Unreadably, Odessa can feel the way his gaze moves from one of her eyes to the other, as if trying to read something there or interpret the bright-eyed hope tilted up towards him. That attention skims to the corners of his eyes to take note of their spectators, but with all the gnat-like attention span afforded to them, the teenagers have stopped watching the Evo freaks and their show, no recognition paid towards the most wanted man in America.

Feeling time is not a new concept, but only from deprivation. Clara's ability allows for stasis, a sensory pause to the flow of time not unlike the numbness of earth's cold, icy base in which she resided. He lived there for months, and upon them breaking back open the frozen time-lock they'd existed in, the scoring winds had felt on the same plane as the sudden flow of time and space, sandpapering its aging quality over every surface imaginable, and those that aren't.

"Yes," he answers, recognising that feeling once more, like wind off the river.

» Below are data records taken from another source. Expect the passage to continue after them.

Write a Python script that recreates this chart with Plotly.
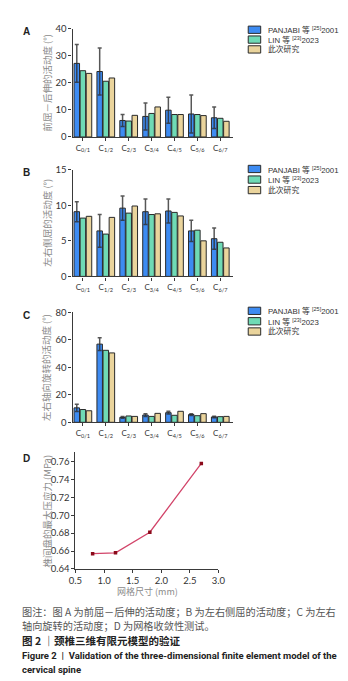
import plotly.graph_objects as go

W, H = 348, 681

segments = ["C<sub>0/1</sub>", "C<sub>1/2</sub>", "C<sub>2/3</sub>", "C<sub>3/4</sub>",
            "C<sub>4/5</sub>", "C<sub>5/6</sub>", "C<sub>6/7</sub>"]
series_names = ["PANJABI 等 <sup>[25]</sup>2001", "LIN 等 <sup>[23]</sup>2023", "此次研究"]
series_colors = ["#3d8bf2", "#6fdab5", "#ead49c"]

# Panel A: flexion-extension
a_panjabi = [27.2, 24.2, 6.1, 7.6, 9.9, 8.5, 7.1]
a_panjabi_err = [7.0, 8.7, 2.2, 5.0, 4.8, 7.0, 4.0]
a_lin = [24.5, 20.6, 5.9, 8.7, 8.3, 8.3, 6.9]
a_this = [23.5, 21.8, 8.0, 11.1, 8.3, 7.9, 5.8]

# Panel B: lateral bending
b_panjabi = [9.1, 6.4, 9.6, 9.1, 9.2, 6.4, 5.3]
b_panjabi_err = [1.4, 2.3, 1.7, 1.8, 1.7, 1.5, 1.5]
b_lin = [8.2, 5.95, 8.9, 8.7, 9.0, 6.5, 4.8]
b_this = [8.45, 8.3, 9.9, 8.8, 8.5, 5.0, 4.0]

# Panel C: axial rotation
c_panjabi = [10.5, 56.9, 3.6, 5.3, 7.0, 5.6, 3.9]
c_panjabi_err = [2.7, 4.6, 0.6, 1.0, 1.0, 0.7, 0.5]
c_lin = [9.3, 52.4, 4.6, 4.3, 5.1, 4.8, 4.1]
c_this = [8.4, 50.5, 4.3, 6.5, 8.0, 6.3, 4.3]

# Panel D: mesh convergence
d_mesh = [0.8, 1.2, 1.8, 2.7]
d_stress = [0.657, 0.658, 0.681, 0.758]

ytitles = ["前屈－后伸的活动度 (°)", "左右侧屈的活动度 (°)", "左右轴向旋转的活动度 (°)"]
yranges = [[0, 40], [0, 15], [0, 80]]
ydtick = [10, 5, 20]
panel_letters = ["A", "B", "C", "D"]

CJK = "Noto Sans CJK SC"
LAT = "Lato, Noto Sans CJK SC"
LEG = "Liberation Sans, Noto Sans CJK SC"

def yp(px):
    return 1 - px / H

def xp(px):
    return px / W

def note(x, y, text, size, color, family=CJK, xanchor="center", angle=0):
    return dict(x=xp(x), y=yp(y), xref="paper", yref="paper", xanchor=xanchor,
                yanchor="middle", text=text, textangle=angle, showarrow=False,
                font=dict(family=family, size=size, color=color))

fig = go.Figure()

bar_boxes = [(15, 125), (158.3, 266.7), (303.3, 415)]
legend_rows = [(16, 26, 36), (157.5, 168.3, 179), (301.7, 312.3, 322.7)]
bar_x0, bar_x1 = 60, 227

panels = [
    (a_panjabi, a_panjabi_err, a_lin, a_this),
    (b_panjabi, b_panjabi_err, b_lin, b_this),
    (c_panjabi, c_panjabi_err, c_lin, c_this),
]

annotations = []
shapes = []
axis_common = dict(showline=True, linecolor="#3a3a3a", linewidth=1.3, ticks="outside",
                   ticklen=3, tickwidth=1.2, tickcolor="#3a3a3a", showgrid=False,
                   zeroline=False, tickfont=dict(family=LAT, size=9.5, color="#333"))

for i, (pj, pje, ln, th) in enumerate(panels):
    k = "" if i == 0 else str(i + 1)
    xa, ya = "x" + k, "y" + k
    vals = [pj, ln, th]
    for s in range(3):
        tr = go.Bar(x=list(range(7)), y=vals[s], name=series_names[s], xaxis=xa, yaxis=ya,
                    marker=dict(color=series_colors[s], line=dict(color="#2a2a2a", width=1)),
                    showlegend=False)
        if s == 0:
            tr.error_y = dict(type="data", array=pje, visible=True, color="rgba(45,45,45,0.8)",
                              thickness=1.5, width=2)
        fig.add_trace(tr)
    top, bot = bar_boxes[i]
    fig.layout["xaxis" + k] = dict(domain=[xp(bar_x0), xp(bar_x1)], anchor=ya,
                                   range=[-0.45, 6.55], tickmode="array",
                                   tickvals=list(range(7)), ticktext=segments,
                                   **{**axis_common, "tickfont": dict(family=LAT, size=8, color="#333")})
    fig.layout["yaxis" + k] = dict(domain=[yp(bot), yp(top)], anchor=xa, range=yranges[i],
                                   dtick=ydtick[i], **axis_common)
    annotations.append(note(33, (top + bot) / 2, ytitles[i], 9.5, "#8a8a8a", angle=-90))
    annotations.append(note(12, top + 3, "<b>" + panel_letters[i] + "</b>", 10, "#222",
                            family="Liberation Sans"))
    for s in range(3):
        ry = legend_rows[i][s]
        shapes.append(dict(type="rect", xref="paper", yref="paper",
                           x0=xp(243), x1=xp(256), y0=yp(ry + 3.7), y1=yp(ry - 3.7),
                           fillcolor=series_colors[s], line=dict(color="#2a2a2a", width=1)))
        annotations.append(note(261, ry + (0.6 if s < 2 else 0), series_names[s], 7.8, "#333",
                                family=LEG, xanchor="left"))

# Panel D
fig.add_trace(go.Scatter(x=d_mesh, y=d_stress, mode="lines+markers", xaxis="x4", yaxis="y4",
                         line=dict(color="#d2456a", width=1.3),
                         marker=dict(symbol="square", size=3.5, color="#8b0a1a"),
                         showlegend=False))
fig.layout["xaxis4"] = dict(domain=[xp(63), xp(212)], anchor="y4", range=[0.5, 3.0],
                            dtick=0.5, tickformat=".1f", **axis_common)
fig.layout["yaxis4"] = dict(domain=[yp(564), yp(445)], anchor="x4", range=[0.64, 0.771],
                            tickvals=[0.64, 0.66, 0.68, 0.70, 0.72, 0.74, 0.76],
                            tickformat=".2f", **axis_common)
annotations.append(note(33, 505, "椎间盘的最大压应力 (MPa)", 9.5, "#8a8a8a", angle=-90))
annotations.append(note(138, 587, "网格尺寸 (mm)", 9, "#8a8a8a"))
annotations.append(note(12, 452, "<b>D</b>", 10, "#222", family="Liberation Sans"))

# caption
caption = [
    (607, "图注：图 A 为前屈－后伸的活动度；B 为左右侧屈的活动度；C 为左右", 10.2, "#555", False, CJK),
    (622, "轴向旋转的活动度；D 为网格收敛性测试。", 10.2, "#555", False, CJK),
    (637, "图 2 ｜颈椎三维有限元模型的验证", 10.5, "#222", True, CJK),
    (652, "Figure 2  |  Validation of the three-dimensional finite element model of the", 9.5, "#222", True, "Roboto"),
    (666, "cervical spine", 9.5, "#222", True, "Roboto"),
]
for y, t, sz, col, bold, fam in caption:
    annotations.append(note(5, y, ("<b>" + t + "</b>") if bold else t, sz, col,
                            family=fam, xanchor="left"))

fig.update_layout(width=W, height=H, margin=dict(l=0, r=0, t=0, b=0),
                  paper_bgcolor="white", plot_bgcolor="white",
                  barmode="group", bargap=0.2, bargroupgap=0.1,
                  annotations=annotations, shapes=shapes, showlegend=False)

fig.write_html("out.html")
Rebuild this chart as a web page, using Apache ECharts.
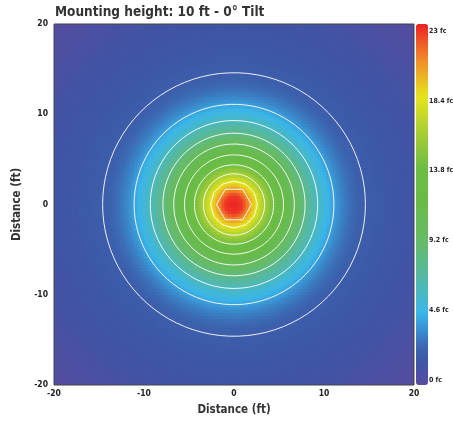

"Good," Odessa murmurs, letting her hands slide over the end of his finger tips. Once she's free, everything around them pauses again. The kids, the birds, the waves. "Feel the difference?" She even squirms, rolling her shoulders slowly as she gets used to the absense of that tingling under her skin. The kind of sensation one doesn't notice until it's gone. Not understanding how Clara's ability operates, she doesn't realise her lesson is somewhat redundant.

"I think it must be some sort of check and balance… The longer I hold myself apart from the rest of time, the more it aches. Fatigue settles in if I hold too long." Odessa presses her lips together, gauging Gabriel's reaction. "Maybe it's my body's way of telling me I can't cheat the universe forever." But damned if she's going to stop trying. "Some days it's more effortless than others. The more practice I have, the easier it gets to ignore it." She turns away and holds out her hand toward the water. "That's the worst of it. Holding back the ocean. It's so much bigger than just this pocket that I'm manipulating now. Do you feel it trying to push back at us?"

He listens with the interest of a decent student, the same way he'd pay attention to Kazimir's explanations on how his own, original ability could flourish, or Eileen describing feather patterns, nesting birds. Wu-Long and his ceramic knives and martial grace, Ethan and a semi-automatic rifle. Gabriel is not above learning and proves it now as he listens, takes heed, extends his senses to better understand Odessa's intention in her words.

When he lifts a hand, there's a feeling of something shattering, a jarring sensation that is only imagined as opposed to real. It's time suddenly starting again as if the ocean really had broken through, their ears tingling with sudden ambient noise, the wind making pressure on their skin.

Gabriel's smile is almost impish, suppressed. "I should get going," is a kind of gently drawn line in the sand, before the lesson can inherit structure and conclusion, before he plays with things he can't keep — such as her power.

There's a small gasp from Odessa when Gabriel manages to do just as she instructed him to. She turns slowly and smiles. There's a little sadness there, like there always is when he tells her it's time they part ways again. "You be careful, okay?" Not just with her ability, either. "I don't want to see you in the Greenbelt unless it's to bring me coffee."

To her credit, it's Odessa who turns and begins to walk away first. "And Sylar," she says just loud enough to be heard over the sound of the water, use of the outdated name possibly entirely accidental for once, "if the Institutes finds me… You'd better come for me." Booted footprints in the sand shift and obscure as dingy cotton drags over them. "I'll never be able to teach you how to do the really cool stuff otherwise." A waved hand dismisses her grip on time. Dismisses Gabriel.

By the time he's dismissed, he's gone, vanishing swiftly enough in inky tendrils and agility so that by the time Odessa looks over his shoulder, there's nothing there by smeary foot prints. That's if, of course, she grants him a last glance upon the silence her words receive, the way he doesn't like to make promises, even the ones he intends to keep.